3. Mie共鳴による構造発色の概要
ナノ・マイクロ粒子の光学特性は現在でも多くの研究・産業で注目を集めており,その歴史は古い。1908年にG. Mieにより任意の球状粒子の光散乱特性に関する厳密解が導かれている6)。図1のように吸収の無い屈折率nの物質からなる直径D(nm)の球状粒子に光(電磁波)が入射した場合,物質内部での実効的な光の波長(λ / n)がλ / n~Dの関係を満たすとき,最低次のMie共鳴が励起される。この共鳴は,内部を周回する電場(点線矢印)により,強い磁場(灰色線矢印)が励起されるため,磁気双極子共鳴と呼ばれている。この共鳴では粒子は強い散乱を示す。このような共鳴は,内部に電場が誘起されない金属材料では励起できない。
上式の条件は誘電体材料に普遍的なものであり,全ての誘電体材料が共鳴散乱を示す。
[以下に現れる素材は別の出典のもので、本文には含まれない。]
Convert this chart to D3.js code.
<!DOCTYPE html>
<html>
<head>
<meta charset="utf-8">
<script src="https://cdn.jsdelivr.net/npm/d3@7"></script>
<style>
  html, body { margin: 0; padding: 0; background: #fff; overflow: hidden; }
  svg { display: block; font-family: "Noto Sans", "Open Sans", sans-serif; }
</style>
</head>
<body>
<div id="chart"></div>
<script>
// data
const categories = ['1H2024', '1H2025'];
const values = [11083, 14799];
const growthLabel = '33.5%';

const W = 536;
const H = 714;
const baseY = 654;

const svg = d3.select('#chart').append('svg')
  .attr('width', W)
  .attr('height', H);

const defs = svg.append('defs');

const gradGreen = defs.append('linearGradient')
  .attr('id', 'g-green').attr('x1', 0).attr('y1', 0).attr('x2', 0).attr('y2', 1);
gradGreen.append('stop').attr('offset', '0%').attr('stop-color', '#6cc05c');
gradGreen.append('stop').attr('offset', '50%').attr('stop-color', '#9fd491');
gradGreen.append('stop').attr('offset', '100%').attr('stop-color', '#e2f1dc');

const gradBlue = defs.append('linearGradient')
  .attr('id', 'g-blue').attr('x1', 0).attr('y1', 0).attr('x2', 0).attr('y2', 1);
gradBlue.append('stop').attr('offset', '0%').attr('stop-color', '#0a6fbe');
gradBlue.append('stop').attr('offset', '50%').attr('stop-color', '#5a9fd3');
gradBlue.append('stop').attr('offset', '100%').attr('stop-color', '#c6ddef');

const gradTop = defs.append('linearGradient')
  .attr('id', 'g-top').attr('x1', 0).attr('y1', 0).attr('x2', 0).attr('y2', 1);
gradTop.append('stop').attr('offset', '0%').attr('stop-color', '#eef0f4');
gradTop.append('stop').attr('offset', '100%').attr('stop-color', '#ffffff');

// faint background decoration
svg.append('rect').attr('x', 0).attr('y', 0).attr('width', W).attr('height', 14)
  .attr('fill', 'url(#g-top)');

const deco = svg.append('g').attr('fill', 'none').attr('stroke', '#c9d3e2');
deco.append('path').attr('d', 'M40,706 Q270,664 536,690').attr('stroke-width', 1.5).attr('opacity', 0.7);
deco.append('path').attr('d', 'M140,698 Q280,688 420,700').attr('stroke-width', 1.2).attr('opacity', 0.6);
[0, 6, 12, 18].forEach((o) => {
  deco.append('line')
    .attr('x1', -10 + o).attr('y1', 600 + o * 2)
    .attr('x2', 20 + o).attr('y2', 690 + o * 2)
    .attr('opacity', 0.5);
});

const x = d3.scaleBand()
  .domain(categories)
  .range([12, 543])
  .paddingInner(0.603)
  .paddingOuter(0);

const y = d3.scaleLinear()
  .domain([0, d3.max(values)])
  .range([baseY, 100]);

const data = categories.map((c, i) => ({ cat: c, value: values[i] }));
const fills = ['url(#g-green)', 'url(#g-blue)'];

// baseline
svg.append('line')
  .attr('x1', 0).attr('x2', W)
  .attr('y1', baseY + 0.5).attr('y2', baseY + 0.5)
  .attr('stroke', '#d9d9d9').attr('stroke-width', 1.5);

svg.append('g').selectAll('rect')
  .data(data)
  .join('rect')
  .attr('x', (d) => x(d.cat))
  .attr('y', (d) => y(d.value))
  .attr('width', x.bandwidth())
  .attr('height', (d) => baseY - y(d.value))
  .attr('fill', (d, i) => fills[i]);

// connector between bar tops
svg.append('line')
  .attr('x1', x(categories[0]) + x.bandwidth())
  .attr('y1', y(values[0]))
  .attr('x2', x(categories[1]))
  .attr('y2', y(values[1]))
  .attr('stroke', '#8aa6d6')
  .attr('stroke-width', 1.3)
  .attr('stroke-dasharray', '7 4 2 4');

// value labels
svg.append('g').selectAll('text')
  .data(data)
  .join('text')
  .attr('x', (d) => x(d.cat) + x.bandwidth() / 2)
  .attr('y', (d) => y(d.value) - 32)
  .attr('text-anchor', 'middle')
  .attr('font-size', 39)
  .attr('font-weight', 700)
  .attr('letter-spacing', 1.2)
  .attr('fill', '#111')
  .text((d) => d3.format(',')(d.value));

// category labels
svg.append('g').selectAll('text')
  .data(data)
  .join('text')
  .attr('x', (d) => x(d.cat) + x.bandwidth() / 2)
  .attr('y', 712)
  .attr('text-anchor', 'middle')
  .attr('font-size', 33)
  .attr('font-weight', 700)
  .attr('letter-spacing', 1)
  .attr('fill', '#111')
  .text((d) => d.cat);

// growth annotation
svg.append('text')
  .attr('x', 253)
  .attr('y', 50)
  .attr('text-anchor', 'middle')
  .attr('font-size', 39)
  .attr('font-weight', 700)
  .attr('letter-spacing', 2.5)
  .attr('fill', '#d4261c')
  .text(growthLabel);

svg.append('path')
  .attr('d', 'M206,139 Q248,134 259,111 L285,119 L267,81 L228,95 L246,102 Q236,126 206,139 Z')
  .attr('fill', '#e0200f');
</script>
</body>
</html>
しかしながら,二酸化ケイ素やプラスチックなど低屈折率材料(n~1.5)や酸化亜鉛,酸化ジルコニウム,酸化アルミニウム(サファイア)の高屈折率透明材料(n~2)では共鳴スペクトルがブロードであり,可視光全域を散乱するため,発色は見られない(図2(a))。物質の屈折率が4程度になると,共鳴がより先鋭化し,特定波長のみが散乱されるため再度の高い構造発色が発現する(図2(a)実線)。
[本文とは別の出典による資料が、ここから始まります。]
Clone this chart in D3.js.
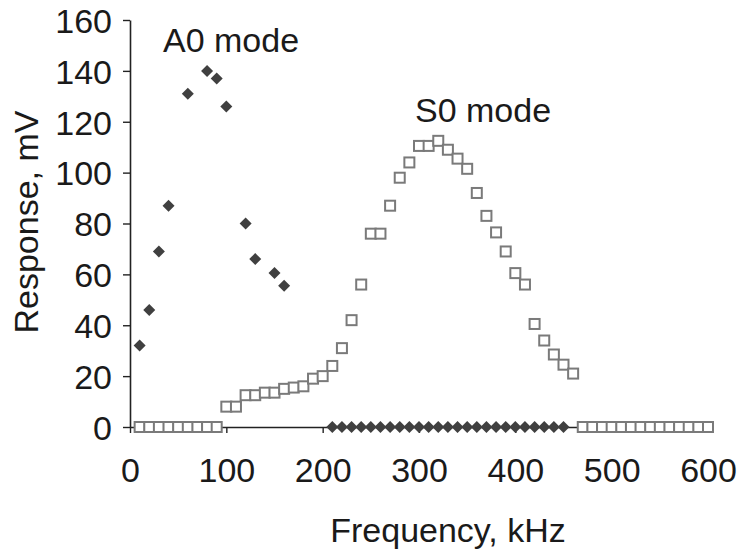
<!DOCTYPE html>
<html>
<head>
<meta charset="utf-8">
<script src="https://cdn.jsdelivr.net/npm/d3@7"></script>
<style>
  html, body { margin: 0; padding: 0; background: #fff; }
</style>
</head>
<body>
<script>
'use strict';

// A0 mode (filled diamonds)
const a0Freq = [10, 20, 30, 40, 60, 80, 90, 100, 120, 130, 150, 160,
  210, 220, 230, 240, 250, 260, 270, 280, 290, 300, 310, 320, 330, 340,
  350, 360, 370, 380, 390, 400, 410, 420, 430, 440, 450];
const a0Resp = [32, 46, 69, 87, 131, 140, 137, 126, 80, 66, 60.5, 55.5,
  0, 0, 0, 0, 0, 0, 0, 0, 0, 0, 0, 0, 0, 0,
  0, 0, 0, 0, 0, 0, 0, 0, 0, 0, 0];

// S0 mode (open squares)
const s0Freq = [10, 20, 30, 40, 50, 60, 70, 80, 90,
  100, 110, 120, 130, 140, 150, 160, 170, 180, 190, 200, 210, 220, 230, 240,
  250, 260, 270, 280, 290, 300, 310, 320, 330, 340, 350, 360, 370, 380, 390,
  400, 410, 420, 430, 440, 450, 460,
  470, 480, 490, 500, 510, 520, 530, 540, 550, 560, 570, 580, 590, 600];
const s0Resp = [0, 0, 0, 0, 0, 0, 0, 0, 0,
  8, 8, 12.5, 12.5, 13.5, 13.5, 15, 15.5, 16, 19, 20, 24, 31, 42, 56,
  76, 76, 87, 98, 104, 110.5, 110.5, 112.5, 109, 105.5, 101.5, 92, 83, 76.5, 69,
  60.5, 56, 40.5, 34, 28.5, 24.5, 21,
  0, 0, 0, 0, 0, 0, 0, 0, 0, 0, 0, 0, 0, 0];

const xTicks = [0, 100, 200, 300, 400, 500, 600];
const yTicks = [0, 20, 40, 60, 80, 100, 120, 140, 160];

const W = 743, H = 551;
const FONT = '"Liberation Sans", Arial, Helvetica, sans-serif';
const AXIS = '#222';
const FS = 34;

const svg = d3.select('body').append('svg')
  .attr('width', W).attr('height', H)
  .attr('viewBox', `0 0 ${W} ${H}`);
svg.append('rect').attr('width', W).attr('height', H).attr('fill', '#fff');

const x = d3.scaleLinear().domain([0, 600]).range([130, 708]);
const y = d3.scaleLinear().domain([0, 160]).range([427, 20]);

// axes
const xAxis = svg.append('g')
  .attr('transform', `translate(0,${y(0)})`)
  .call(d3.axisBottom(x).tickValues(xTicks).tickSize(6).tickPadding(25).tickSizeOuter(0));
const yAxis = svg.append('g')
  .attr('transform', `translate(${x(0)},0)`)
  .call(d3.axisLeft(y).tickValues(yTicks).tickSize(7).tickPadding(11).tickSizeOuter(0));

[xAxis, yAxis].forEach(g => {
  g.select('.domain').attr('stroke', AXIS).attr('stroke-width', 1.6);
  g.selectAll('.tick line').attr('stroke', AXIS).attr('stroke-width', 1.4);
  g.selectAll('.tick text')
    .attr('font-family', FONT).attr('font-size', FS).attr('fill', '#1a1a1a');
});
yAxis.selectAll('.tick text').attr('dy', '0.36em');

// S0 squares
const sq = 10;
svg.append('g').selectAll('rect')
  .data(s0Freq.map((f, i) => [f, s0Resp[i]]))
  .join('rect')
  .attr('x', d => x(d[0]) - sq / 2)
  .attr('y', d => y(d[1]) - sq / 2)
  .attr('width', sq).attr('height', sq)
  .attr('fill', '#fff')
  .attr('stroke', '#7a7a7a')
  .attr('stroke-width', 2);

// A0 diamonds
const dm = 6;
svg.append('g').selectAll('path')
  .data(a0Freq.map((f, i) => [f, a0Resp[i]]))
  .join('path')
  .attr('d', d => {
    const cx = x(d[0]), cy = y(d[1]);
    return `M${cx},${cy - dm}L${cx + dm},${cy}L${cx},${cy + dm}L${cx - dm},${cy}Z`;
  })
  .attr('fill', '#404040');

// annotations
function addText(tx, ty, text, size, anchor, rotate) {
  const el = svg.append('text')
    .attr('x', tx).attr('y', ty)
    .attr('text-anchor', anchor || 'start')
    .attr('font-family', FONT)
    .attr('font-size', size)
    .attr('fill', '#1a1a1a')
    .text(text);
  if (rotate) el.attr('transform', `rotate(${rotate},${tx},${ty})`);
  return el;
}

addText(163, 52, 'A0 mode', FS);
addText(415, 122, 'S0 mode', FS);
addText(448, 542, 'Frequency, kHz', FS, 'middle');
addText(38, 222, 'Response, mV', FS, 'middle', -90);
</script>
</body>
</html>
先鋭なMie共鳴を実現するためには,n =4程度の高屈折率材料のナノ構造形成が必要である。半導体のシリコン(Si)結晶は可視域で屈折率が4程度と非常に高く,500 nm以上での吸収が小さいため,Mie共鳴を実現するうえで理想的な材料である。また,資源が豊富であり,環境親和性が高いという利点があるため,安全・安心・安価な材料でもある。
図2(b)は,半結晶Siの球状粒子(粒径130 nm)の走査型電子顕微鏡像である。同じ粒子を暗視野光学顕微鏡で観察すると,非常に鮮やかな緑色の散乱を示す(図2(c))。緑色の起源は,磁気双極子共鳴であり,図1で示した関係式n×D =λ で求められる光散乱波長(約520 nm)でおおよそ説明できる。この散乱波長は粒径に依存するので,Siナノ粒子の粒径を変化させることで,発色を調整することができる。また,散乱光の観測角度依存性が非常に小さいことが計算で確かめられている。